This week I traveled to Houston to follow Dr. F's advice: "Get to MD Anderson as quickly as possible."
My parents live only about 20 minutes from the MDA campus, which is very convenient. The day before my scheduled appointment, Mom and I were reading through the pile of reports that summarize the last pitiful nine months of my life, when a great idea struck me: I could try to load the accompanying imaging discs (PET and CT scans) on the laptop and maybe I could see with my own eyes what is going on in there.
My mom, for the record, thought this was a terrible idea.
I was never that great at biology, and I couldn't decipher the CT slices. (Yes, slices. That is not a typo.) But my most recent PET scan....well. That's a different story. It was fascinating in a creepy kind of way. I watched as the screen slowly revealed my brain, my head, my spine, my arms, and my legs. It spun me around in a perfect 360 degree rotation. With a few lucky clicks here and there, I was able to dissect the images until I was staring at IT. Like a terrible Rorschach print, The Sickness--my cancer--seemed to glare at me witth the blackest, angriest eyes I have ever seen. In that second, it went from being an obscure thing to almost taking on a personality. He is angry. He is fierce. He is scary. He is tough.
I call him Monster.
One look was enough. The next day I delivered those discs, along with the written reports, to Dr. B. My curiosity, if that's what you want to call it, is satisfied.
The appointment at MDA went as well as it could have, under the circumstances. I learned that without a doubt, Monster is classified as "chemo-resistant." Um, yeah. I have gone through five chemo drugs in five years, and he keeps finding his way back. There will be no more chemotherapy from this point on. That feels good, because chemo is miserable, and it feels scary, because chemo is how you fight cancer.

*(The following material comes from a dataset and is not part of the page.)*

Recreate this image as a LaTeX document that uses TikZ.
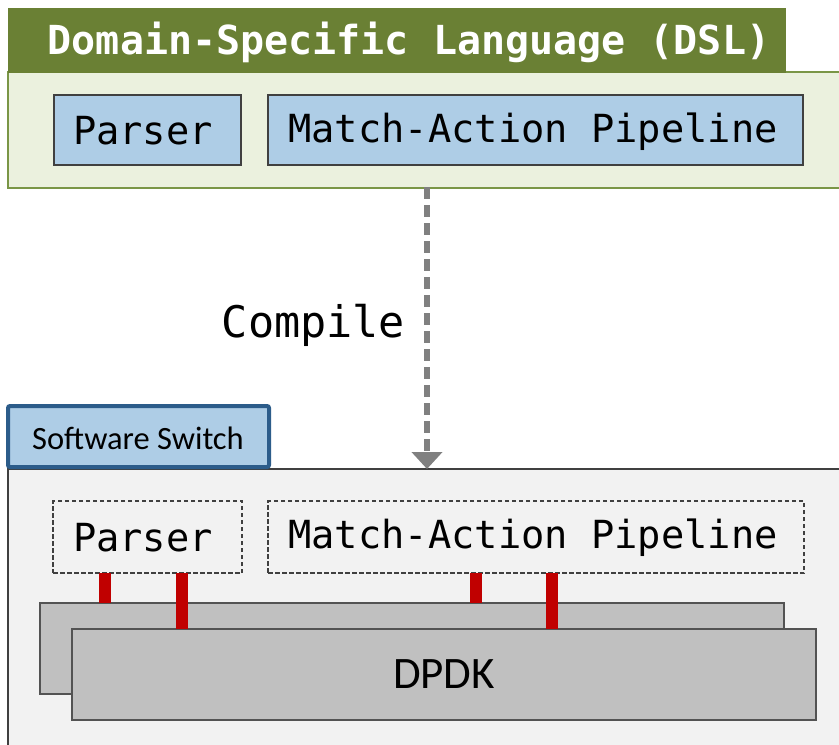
\documentclass[tikz,border=0pt]{standalone}
\usepackage{fontspec}
\setmainfont{Carlito}
\newfontfamily\monof{DejaVu Sans Mono}
\usetikzlibrary{arrows.meta}
\definecolor{olive}{RGB}{106,128,52}
\definecolor{oliveline}{RGB}{122,150,70}
\definecolor{lightgreen}{RGB}{235,241,222}
\definecolor{lightblue}{RGB}{174,205,230}
\definecolor{darkblue}{RGB}{44,92,138}
\definecolor{bodygray}{RGB}{242,242,242}
\definecolor{dpdkgray}{RGB}{192,192,192}
\definecolor{edgegray}{RGB}{64,64,64}
\definecolor{redbarc}{RGB}{192,0,0}
\definecolor{arrowgray}{RGB}{128,128,128}
\tikzset{
  rectbox/.style={rectangle, inner sep=0pt, outer sep=0pt},
  bluebox/.style={rectbox, fill=lightblue, draw=edgegray, line width=1.3pt,
    font=\monof\fontsize{38.7}{40}\selectfont},
  dashbox/.style={rectbox, draw=edgegray, line width=1.5pt, dash pattern=on 4.5pt off 2.5pt,
    font=\monof\fontsize{38.7}{40}\selectfont},
  dpdkbox/.style={rectbox, fill=dpdkgray, draw=edgegray!90, line width=2pt},
  redbar/.style={draw=redbarc, line width=12pt, line cap=butt},
  monotxt/.style={inner sep=0pt, font=\monof\fontsize{38.7}{40}\selectfont},
}
\begin{document}
\begin{tikzpicture}[x=1pt,y=-1pt]
\clip (0,0) rectangle (839,745);
\useasboundingbox (0,0) rectangle (839,745);
\fill[white] (0,0) rectangle (839,745);
% DSL block
\node[rectbox, fill=lightgreen, draw=oliveline, line width=1.5pt,
  minimum width=852pt, minimum height=116pt] (dslbody) at (434,130) {};
\node[rectbox, fill=olive, draw=olive, line width=1pt,
  minimum width=777pt, minimum height=64pt] (dsltab) at (397,40) {};
\node[monotxt, font=\monof\bfseries\fontsize{40}{42}\selectfont, text=white] (dsltitle) at (409,42) {Domain-Specific Language (DSL)};
\node[bluebox, minimum width=187pt, minimum height=70pt] (p1) at (147.5,130) {};
\node[monotxt] (p1t) at (143,131) {Parser};
\node[bluebox, minimum width=535pt, minimum height=70pt] (m1) at (535.5,130) {};
\node[monotxt] (m1t) at (533,132) {Match-Action Pipeline};
% Software switch block
\node[rectbox, fill=bodygray, draw=edgegray, line width=2pt,
  minimum width=852pt, minimum height=291pt] (swbody) at (434,614.5) {};
\node[rectbox, fill=lightblue, draw=darkblue, line width=4pt, rounded corners=2pt,
  minimum width=261pt, minimum height=61pt, font=\fontsize{32.5}{34}\selectfont] (swtab) at (138.5,436.5) {};
\node[inner sep=0pt, font=\fontsize{32.5}{34}\selectfont] (swtext) at (138,438) {Software Switch};
\node[dashbox, minimum width=189pt, minimum height=72pt] (p2) at (147.5,537) {};
\node[monotxt] (p2t) at (143,538) {Parser};
\node[dashbox, minimum width=536pt, minimum height=72pt] (m2) at (536,537) {};
\node[monotxt] (m2t) at (533,538) {Match-Action Pipeline};
\node[dpdkbox, minimum width=744pt, minimum height=91pt] (back) at (412,648.5) {};
\node[dpdkbox, minimum width=744pt, minimum height=91pt, font=\fontsize{45}{47}\selectfont] (front) at (444,674.5) {DPDK};
% red bars
\coordinate (r1) at (105,0);
\coordinate (r2) at (182,0);
\coordinate (r3) at (476,0);
\coordinate (r4) at (552,0);
\draw[redbar] (p2.south -| r1) -- (back.north -| r1);
\draw[redbar] (p2.south -| r2) -- (front.north -| r2);
\draw[redbar] (m2.south -| r3) -- (back.north -| r3);
\draw[redbar] (m2.south -| r4) -- (front.north -| r4);
% compile arrow
\coordinate (ax) at (427,0);
\draw[arrowgray, line width=6pt, dash pattern=on 12pt off 6pt,
  -{Triangle[width=30pt,length=17pt]}] ([yshift=1pt]dslbody.south -| ax) -- (swbody.north -| ax);
\node[monotxt, font=\monof\fontsize{43.5}{45}\selectfont] (compile) at (313.5,325) {Compile};
\end{tikzpicture}
\end{document}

I also learned that Monster should not be treated with radiation or further surgery, at least for the time being. Both are high-risk and present opportunities for new difficulties to arise. Surgery, in particular, would be nothing less than life-altering, and still, there would be no guarantee for a favorable outcome.
That doesn't seem to leave many choices, does it? That's what I was thinking. I told you that Monster is tough. Here's the plan: I am returning to MDA next week for further testing. Those ultra-specific scans will tell Dr. B exactly where Monster is in relation to certain things so that she can make a decision about treatment that will (hopefully) not cause further damage to my insides. Make sense? I know. Sigh.
There are, according to Dr. B, a few medication options for treatment. One that she is considering attacks the blood vessels of the cancer cells. Another one is a type of hormone therapy. Really, though, there were two main things things that Dr. B said to me during our visit that mattered significantly. She said:
"How are the boys?"
"Don't give up."
Don't give up. That was just seconds after she informed me that Monster's main body part (he has about 4-5) is the size of a baseball. Minutes after I told her that I can, for the first time since 2007,
feel the cancer inside my body. I wonder if she could look into my eyes and see how tired I am. I'm sure she could see straight through my brave facade and knew how sick I am of being sick. But maybe, mom to mom, she understood that every breath, no matter how hard it seems, is one more I get to share with my boys. For them, the fight goes on.